Grameen measures its success by being able to break the generational cycle of poverty today for a massive number of families, Counts said. “We’re talking about breaking the cycle in a way far beyond what would naturally occur,” he said. “For some number of them it would happen anyway, but poverty is part of everyone’s ancestry. If you look far enough, somewhere in our family it was broken. The goal is to use microfinance as a catalyst to allow hundreds of thousands of families to break it in this generation, given the tools to do so. Capital is so important, because we live in a capitalist world.”

Grameen’s initial plan was to reinvent banking and eliminate its image as anti-poor, anti-women, and anti-illiterate, Counts said. The goal was to make 50 percent of its loans to women, but today almost all new borrowers are women because they almost naturally follow the company’s business model, he said.

“When women started earning profits from their business, they deployed and invested those profits very, very differently than men,” Counts said. “Basically they put their money into these long-term investments—health, education, and the nutrition of children —that accelerated the best chance for breaking the generational cycle of poverty.”

For microfinance companies to achieve rapid and sustained growth in a country, Counts said the country must have at least some regulatory support and a large market of self-employed people. Other conditions that help include low barriers to entering into business (particularly those with which the poor are familiar) and access to capital, Counts said. To grow, the companies must have access to predictable streams of capital, he said.
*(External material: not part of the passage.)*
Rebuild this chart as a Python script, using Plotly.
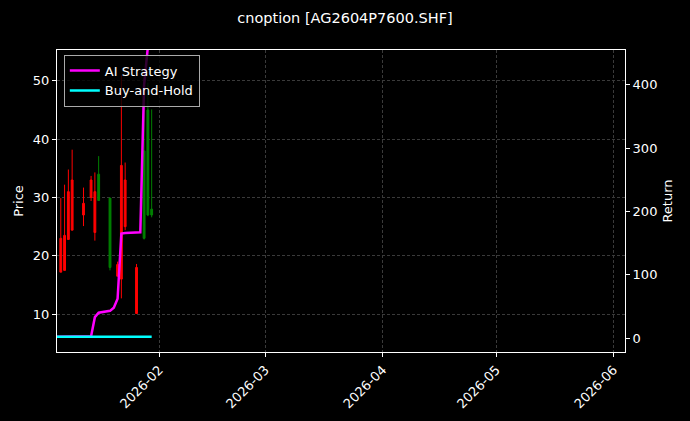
import plotly.graph_objects as go

dates = ["2026-01-06", "2026-01-07", "2026-01-08", "2026-01-09", "2026-01-12",
         "2026-01-14", "2026-01-15", "2026-01-16", "2026-01-19", "2026-01-21",
         "2026-01-22", "2026-01-23", "2026-01-26", "2026-01-28", "2026-01-29",
         "2026-01-30"]
open_ = [23.0, 23.5, 31.0, 33.0, 29.0, 33.0, 31.0, 29.5, 18.0, 18.5, 35.5, 33.0, 18.0, 23.0, 27.0, 27.0]
high = [29.9, 32.2, 34.8, 38.2, 31.7, 33.7, 34.3, 37.1, 29.9, 19.0, 51.0, 36.0, 18.6, 45.7, 49.7, 45.1]
low = [17.2, 17.5, 22.8, 24.4, 25.1, 29.4, 22.6, 29.4, 17.5, 16.5, 12.7, 24.4, 10.1, 22.8, 26.8, 26.6]
close = [17.2, 17.5, 22.8, 24.4, 27.0, 30.0, 24.0, 34.0, 29.9, 16.5, 16.0, 25.0, 10.1, 38.0, 45.0, 28.0]

ret_dates = ["2026-01-05", "2026-01-06", "2026-01-07", "2026-01-08", "2026-01-09", "2026-01-12",
             "2026-01-13", "2026-01-14", "2026-01-15", "2026-01-16", "2026-01-19",
             "2026-01-20", "2026-01-21", "2026-01-22", "2026-01-23", "2026-01-26",
             "2026-01-27", "2026-01-28", "2026-01-29", "2026-01-30"]
strategy = [2, 2, 2, 2, 2, 2, 3, 3, 33, 40, 43, 48, 62, 165, 166, 167, 167, 400, 460, 470]
buy_hold = [2, 2, 2, 2, 2, 2, 2, 2, 2, 2, 2, 2, 2.5, 2, 2, 2, 2, 2, 2, 2]

fig = go.Figure()
fig.add_trace(go.Candlestick(
    x=dates, open=open_, high=high, low=low, close=close,
    increasing=dict(line=dict(color="green", width=1), fillcolor="green"),
    decreasing=dict(line=dict(color="red", width=1), fillcolor="red"),
    whiskerwidth=0, showlegend=False, yaxis="y"))
fig.add_trace(go.Scatter(x=ret_dates, y=strategy, mode="lines", name="AI Strategy",
                         line=dict(color="#ff00ff", width=2.5), yaxis="y2"))
fig.add_trace(go.Scatter(x=ret_dates, y=buy_hold, mode="lines", name="Buy-and-Hold",
                         line=dict(color="#00ffff", width=2.5), yaxis="y2"))

grid = dict(showgrid=True, gridcolor="#3a3a3a", griddash="3px,2px", gridwidth=0.6,
            showline=True, linecolor="white", linewidth=1.2, mirror=True,
            ticks="outside", tickcolor="white", ticklen=4, zeroline=False,
            automargin=False, tickfont=dict(size=13))
fig.update_layout(
    width=690, height=421,
    paper_bgcolor="black", plot_bgcolor="black",
    font=dict(family="DejaVu Sans", color="white", size=13),
    title=dict(text="cnoption [AG2604P7600.SHF]", x=0.5, y=0.957, xanchor="center",
               yanchor="middle", font=dict(size=14.5)),
    margin=dict(l=57, r=65, t=50, b=69),
    xaxis=dict(**grid, type="date", range=["2026-01-05", "2026-06-04"],
               tickvals=["2026-02-01", "2026-03-01", "2026-04-01", "2026-05-01", "2026-06-01"],
               tickformat="%Y-%m", tickangle=-45, rangeslider=dict(visible=False)),
    yaxis=dict(**grid, title=dict(text="Price", standoff=6, font=dict(size=13)), range=[3.5, 55.3],
               tickvals=[10, 20, 30, 40, 50]),
    yaxis2=dict(showgrid=False, showline=False, ticks="outside", tickcolor="white", ticklen=4,
                zeroline=False, overlaying="y", side="right", automargin=False,
                tickfont=dict(size=13),
                title=dict(text="Return", standoff=6, font=dict(size=13)), range=[-22, 455],
                tickvals=[0, 100, 200, 300, 400]),
    legend=dict(x=0.012, y=0.985, xanchor="left", yanchor="top", bgcolor="rgba(0,0,0,0.8)",
                bordercolor="#aaa", borderwidth=1, font=dict(size=13)),
)
fig.write_html("out.html", config={"displayModeBar": False},
               post_script="document.body.style.margin='0';document.body.style.background='black';")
The student-led groups Chicago Global Citizens, Net Impact, and the Emerging Markets Group approached Grameen because found Muhammad Yunus won the 2006 Nobel Peace Prize, said second-year student Kendra Krolik, co-chair of Net Impact. “It’s increasingly important for business leaders to understand that there is a greater responsibility to contribute to the world beyond the private sector,” Krolik said. “There are a lot of people who aren’t benefiting from the economy in the way that we are. To the extent that we can raise the awareness of students in seeing this larger social responsibility, that is a worthy endeavor.”